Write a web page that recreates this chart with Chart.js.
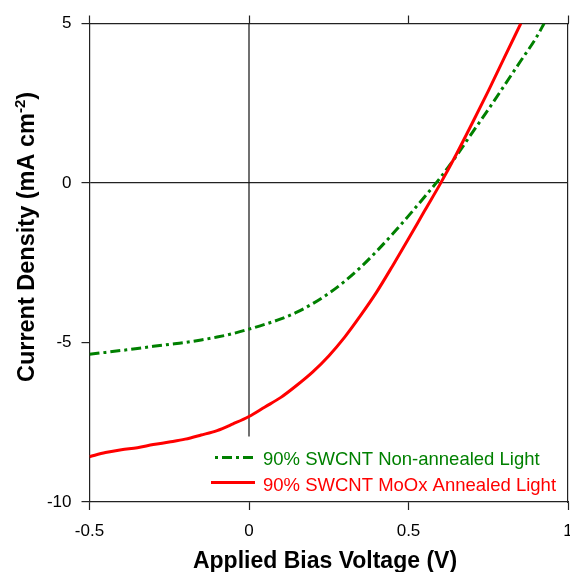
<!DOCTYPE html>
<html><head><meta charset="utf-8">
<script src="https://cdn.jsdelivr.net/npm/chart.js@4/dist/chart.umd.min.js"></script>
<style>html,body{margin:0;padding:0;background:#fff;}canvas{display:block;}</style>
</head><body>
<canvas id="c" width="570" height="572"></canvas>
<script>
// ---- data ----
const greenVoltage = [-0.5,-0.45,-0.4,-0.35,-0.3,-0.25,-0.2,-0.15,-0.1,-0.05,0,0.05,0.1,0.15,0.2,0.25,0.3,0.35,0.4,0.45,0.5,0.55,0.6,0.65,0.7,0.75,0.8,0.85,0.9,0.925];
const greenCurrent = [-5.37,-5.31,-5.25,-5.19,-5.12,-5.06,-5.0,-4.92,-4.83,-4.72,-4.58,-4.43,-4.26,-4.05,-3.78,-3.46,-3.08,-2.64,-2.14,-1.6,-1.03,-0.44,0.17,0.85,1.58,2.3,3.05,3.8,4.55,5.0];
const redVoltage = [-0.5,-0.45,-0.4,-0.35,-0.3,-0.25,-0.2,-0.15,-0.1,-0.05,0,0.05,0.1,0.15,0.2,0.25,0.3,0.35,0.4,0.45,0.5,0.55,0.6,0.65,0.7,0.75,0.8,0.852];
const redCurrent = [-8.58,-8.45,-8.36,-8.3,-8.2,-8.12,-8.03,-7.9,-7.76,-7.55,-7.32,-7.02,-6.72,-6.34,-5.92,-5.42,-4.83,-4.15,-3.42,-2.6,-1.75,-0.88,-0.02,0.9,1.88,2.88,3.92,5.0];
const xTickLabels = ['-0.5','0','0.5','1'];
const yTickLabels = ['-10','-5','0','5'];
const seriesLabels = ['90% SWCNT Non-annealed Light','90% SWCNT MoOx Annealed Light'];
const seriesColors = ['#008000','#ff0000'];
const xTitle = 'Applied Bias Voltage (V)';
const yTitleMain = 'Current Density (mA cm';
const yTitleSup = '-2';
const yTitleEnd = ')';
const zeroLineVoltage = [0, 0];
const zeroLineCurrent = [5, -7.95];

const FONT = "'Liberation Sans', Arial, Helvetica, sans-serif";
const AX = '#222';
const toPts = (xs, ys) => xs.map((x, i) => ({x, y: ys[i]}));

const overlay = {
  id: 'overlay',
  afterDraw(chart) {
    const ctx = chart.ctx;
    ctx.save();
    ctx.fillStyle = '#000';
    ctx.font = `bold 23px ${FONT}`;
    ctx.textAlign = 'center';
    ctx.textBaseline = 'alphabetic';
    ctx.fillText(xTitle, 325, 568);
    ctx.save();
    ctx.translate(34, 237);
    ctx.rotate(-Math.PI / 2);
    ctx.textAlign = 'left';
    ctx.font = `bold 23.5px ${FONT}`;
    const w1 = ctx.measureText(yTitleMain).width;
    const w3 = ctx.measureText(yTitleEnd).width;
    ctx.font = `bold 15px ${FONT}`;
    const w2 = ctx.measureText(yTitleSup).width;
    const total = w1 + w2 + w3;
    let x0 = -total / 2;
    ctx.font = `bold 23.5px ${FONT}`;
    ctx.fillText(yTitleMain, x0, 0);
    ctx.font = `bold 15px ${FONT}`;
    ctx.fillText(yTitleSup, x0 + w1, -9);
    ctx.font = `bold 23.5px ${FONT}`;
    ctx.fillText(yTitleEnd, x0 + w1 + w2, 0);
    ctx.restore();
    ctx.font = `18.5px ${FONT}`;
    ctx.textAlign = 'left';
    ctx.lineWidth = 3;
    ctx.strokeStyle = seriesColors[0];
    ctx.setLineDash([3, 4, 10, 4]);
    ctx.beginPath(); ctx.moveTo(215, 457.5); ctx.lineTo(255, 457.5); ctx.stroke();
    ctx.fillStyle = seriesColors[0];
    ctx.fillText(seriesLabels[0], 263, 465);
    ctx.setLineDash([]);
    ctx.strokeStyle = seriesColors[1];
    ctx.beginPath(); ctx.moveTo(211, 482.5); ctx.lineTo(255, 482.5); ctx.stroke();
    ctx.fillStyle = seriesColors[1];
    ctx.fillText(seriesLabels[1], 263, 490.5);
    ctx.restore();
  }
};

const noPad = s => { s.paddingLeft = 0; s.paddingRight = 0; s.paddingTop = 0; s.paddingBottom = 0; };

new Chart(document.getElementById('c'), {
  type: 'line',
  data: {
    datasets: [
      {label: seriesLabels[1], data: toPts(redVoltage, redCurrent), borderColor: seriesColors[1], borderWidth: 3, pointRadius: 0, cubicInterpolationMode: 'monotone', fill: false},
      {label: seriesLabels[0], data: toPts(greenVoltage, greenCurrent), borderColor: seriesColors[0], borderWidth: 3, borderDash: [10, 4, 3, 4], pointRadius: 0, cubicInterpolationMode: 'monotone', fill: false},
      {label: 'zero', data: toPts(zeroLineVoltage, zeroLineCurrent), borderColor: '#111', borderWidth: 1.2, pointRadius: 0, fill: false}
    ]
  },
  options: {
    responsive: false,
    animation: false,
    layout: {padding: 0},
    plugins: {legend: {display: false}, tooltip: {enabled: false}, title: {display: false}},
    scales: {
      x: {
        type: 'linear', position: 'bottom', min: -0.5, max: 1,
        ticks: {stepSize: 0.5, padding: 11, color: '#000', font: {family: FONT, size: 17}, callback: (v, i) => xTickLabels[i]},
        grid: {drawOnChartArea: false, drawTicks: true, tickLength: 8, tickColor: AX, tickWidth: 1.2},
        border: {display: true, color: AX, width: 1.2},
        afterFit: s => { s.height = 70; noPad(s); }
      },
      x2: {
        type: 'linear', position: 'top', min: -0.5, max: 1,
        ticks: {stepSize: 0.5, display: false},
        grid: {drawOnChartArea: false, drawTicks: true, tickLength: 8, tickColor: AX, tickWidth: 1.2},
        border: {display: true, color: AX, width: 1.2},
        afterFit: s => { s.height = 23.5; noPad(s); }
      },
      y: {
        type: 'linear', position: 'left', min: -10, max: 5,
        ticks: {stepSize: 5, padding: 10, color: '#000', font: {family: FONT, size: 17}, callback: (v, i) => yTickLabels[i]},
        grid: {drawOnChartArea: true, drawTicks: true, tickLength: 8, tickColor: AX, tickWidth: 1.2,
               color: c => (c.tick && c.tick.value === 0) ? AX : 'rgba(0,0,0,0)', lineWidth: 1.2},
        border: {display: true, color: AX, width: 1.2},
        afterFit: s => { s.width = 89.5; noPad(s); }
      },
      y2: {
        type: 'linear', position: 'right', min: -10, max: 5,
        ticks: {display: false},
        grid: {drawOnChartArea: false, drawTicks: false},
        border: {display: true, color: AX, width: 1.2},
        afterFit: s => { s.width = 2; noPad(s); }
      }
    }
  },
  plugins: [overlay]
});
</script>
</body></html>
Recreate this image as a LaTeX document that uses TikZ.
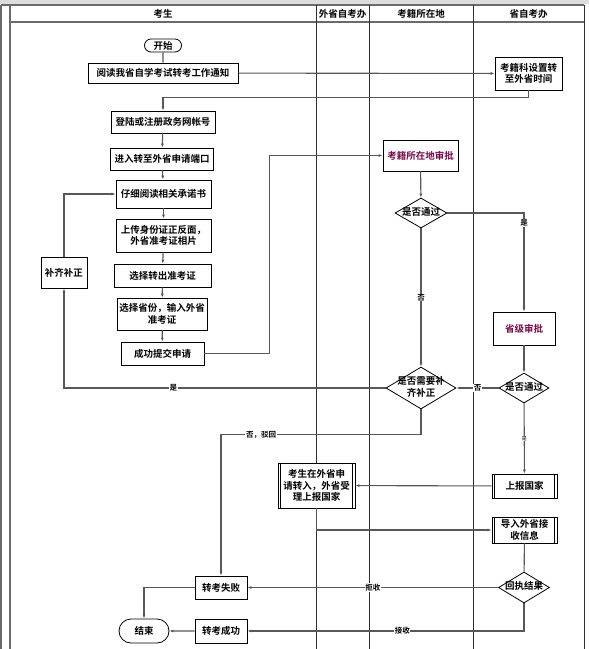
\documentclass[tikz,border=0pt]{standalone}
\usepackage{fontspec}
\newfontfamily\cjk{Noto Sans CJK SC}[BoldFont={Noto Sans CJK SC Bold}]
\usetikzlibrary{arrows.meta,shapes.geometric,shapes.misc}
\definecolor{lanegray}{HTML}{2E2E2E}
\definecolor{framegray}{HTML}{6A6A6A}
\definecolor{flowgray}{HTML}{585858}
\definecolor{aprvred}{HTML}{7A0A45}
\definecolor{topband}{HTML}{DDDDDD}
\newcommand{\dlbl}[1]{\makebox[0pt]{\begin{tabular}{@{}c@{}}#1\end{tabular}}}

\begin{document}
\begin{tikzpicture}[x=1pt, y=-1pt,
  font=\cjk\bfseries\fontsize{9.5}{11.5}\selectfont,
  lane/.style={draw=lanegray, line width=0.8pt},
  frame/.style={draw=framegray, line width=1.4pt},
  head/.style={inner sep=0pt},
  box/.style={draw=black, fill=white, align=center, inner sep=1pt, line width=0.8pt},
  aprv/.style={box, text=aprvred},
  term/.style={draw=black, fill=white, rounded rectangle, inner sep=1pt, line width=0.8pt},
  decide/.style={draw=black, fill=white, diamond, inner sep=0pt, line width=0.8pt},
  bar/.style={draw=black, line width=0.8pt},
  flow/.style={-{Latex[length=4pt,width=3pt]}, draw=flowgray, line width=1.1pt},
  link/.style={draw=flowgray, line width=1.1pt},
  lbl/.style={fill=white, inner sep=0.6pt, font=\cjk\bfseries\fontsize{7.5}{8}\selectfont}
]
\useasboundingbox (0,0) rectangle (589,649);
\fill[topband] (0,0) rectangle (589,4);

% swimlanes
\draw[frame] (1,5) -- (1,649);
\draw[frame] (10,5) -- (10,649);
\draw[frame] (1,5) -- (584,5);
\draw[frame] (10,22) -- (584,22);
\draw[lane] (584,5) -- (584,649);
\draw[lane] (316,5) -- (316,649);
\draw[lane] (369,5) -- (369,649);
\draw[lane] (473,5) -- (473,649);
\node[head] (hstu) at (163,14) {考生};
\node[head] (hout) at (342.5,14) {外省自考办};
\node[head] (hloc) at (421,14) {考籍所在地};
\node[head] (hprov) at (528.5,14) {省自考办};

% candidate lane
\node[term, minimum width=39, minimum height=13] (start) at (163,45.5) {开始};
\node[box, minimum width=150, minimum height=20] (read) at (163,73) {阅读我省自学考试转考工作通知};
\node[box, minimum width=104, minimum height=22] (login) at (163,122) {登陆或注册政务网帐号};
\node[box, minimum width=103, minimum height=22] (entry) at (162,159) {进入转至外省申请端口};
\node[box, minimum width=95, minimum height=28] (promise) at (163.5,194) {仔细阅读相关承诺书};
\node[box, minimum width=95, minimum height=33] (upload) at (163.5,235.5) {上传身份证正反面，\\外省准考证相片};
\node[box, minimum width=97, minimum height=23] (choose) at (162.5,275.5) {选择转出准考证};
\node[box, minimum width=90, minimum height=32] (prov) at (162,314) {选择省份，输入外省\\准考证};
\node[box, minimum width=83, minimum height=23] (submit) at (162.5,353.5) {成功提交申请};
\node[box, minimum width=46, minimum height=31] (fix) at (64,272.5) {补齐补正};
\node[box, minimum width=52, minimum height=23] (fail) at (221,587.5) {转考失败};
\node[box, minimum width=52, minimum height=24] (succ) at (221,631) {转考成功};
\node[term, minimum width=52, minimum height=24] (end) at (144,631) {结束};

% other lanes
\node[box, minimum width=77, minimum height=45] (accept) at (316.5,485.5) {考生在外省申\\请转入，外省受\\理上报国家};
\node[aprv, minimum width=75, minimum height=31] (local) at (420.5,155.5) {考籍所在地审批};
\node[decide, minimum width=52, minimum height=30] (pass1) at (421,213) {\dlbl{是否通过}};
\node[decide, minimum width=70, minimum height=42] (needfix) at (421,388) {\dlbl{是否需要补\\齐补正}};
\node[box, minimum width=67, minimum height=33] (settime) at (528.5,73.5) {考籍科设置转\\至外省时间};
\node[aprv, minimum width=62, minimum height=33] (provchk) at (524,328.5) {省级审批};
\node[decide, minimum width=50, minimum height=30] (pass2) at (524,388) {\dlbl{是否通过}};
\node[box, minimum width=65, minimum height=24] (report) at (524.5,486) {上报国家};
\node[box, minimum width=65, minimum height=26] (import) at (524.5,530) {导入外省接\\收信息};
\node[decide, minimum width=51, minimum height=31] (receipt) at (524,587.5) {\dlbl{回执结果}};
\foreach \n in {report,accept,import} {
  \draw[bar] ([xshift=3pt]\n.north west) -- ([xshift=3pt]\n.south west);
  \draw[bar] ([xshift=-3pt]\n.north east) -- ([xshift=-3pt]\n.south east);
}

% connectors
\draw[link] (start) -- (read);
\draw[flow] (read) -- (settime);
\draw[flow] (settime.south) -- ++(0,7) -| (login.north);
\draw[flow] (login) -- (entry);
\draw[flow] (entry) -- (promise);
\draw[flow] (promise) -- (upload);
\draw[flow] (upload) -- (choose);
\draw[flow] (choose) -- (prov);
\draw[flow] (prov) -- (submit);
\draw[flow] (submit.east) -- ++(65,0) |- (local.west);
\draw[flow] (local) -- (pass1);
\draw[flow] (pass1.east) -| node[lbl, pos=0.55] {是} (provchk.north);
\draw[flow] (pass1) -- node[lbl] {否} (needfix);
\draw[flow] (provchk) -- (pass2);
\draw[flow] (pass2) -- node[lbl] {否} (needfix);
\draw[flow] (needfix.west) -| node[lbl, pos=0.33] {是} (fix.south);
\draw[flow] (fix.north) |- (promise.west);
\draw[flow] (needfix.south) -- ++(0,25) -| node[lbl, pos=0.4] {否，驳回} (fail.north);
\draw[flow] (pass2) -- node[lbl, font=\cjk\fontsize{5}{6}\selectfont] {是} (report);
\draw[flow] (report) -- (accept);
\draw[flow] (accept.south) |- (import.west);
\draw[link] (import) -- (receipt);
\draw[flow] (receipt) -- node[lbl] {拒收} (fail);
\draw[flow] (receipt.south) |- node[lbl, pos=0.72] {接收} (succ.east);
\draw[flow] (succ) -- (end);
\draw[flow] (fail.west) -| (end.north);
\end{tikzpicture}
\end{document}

OBJECTIVE:
In the lines above, locate the string "this". Copy every line where it occurs.

REPLY:
Write a web page that recreates this chart with Chart.js.
Recreate this image as a LaTeX document that uses TikZ.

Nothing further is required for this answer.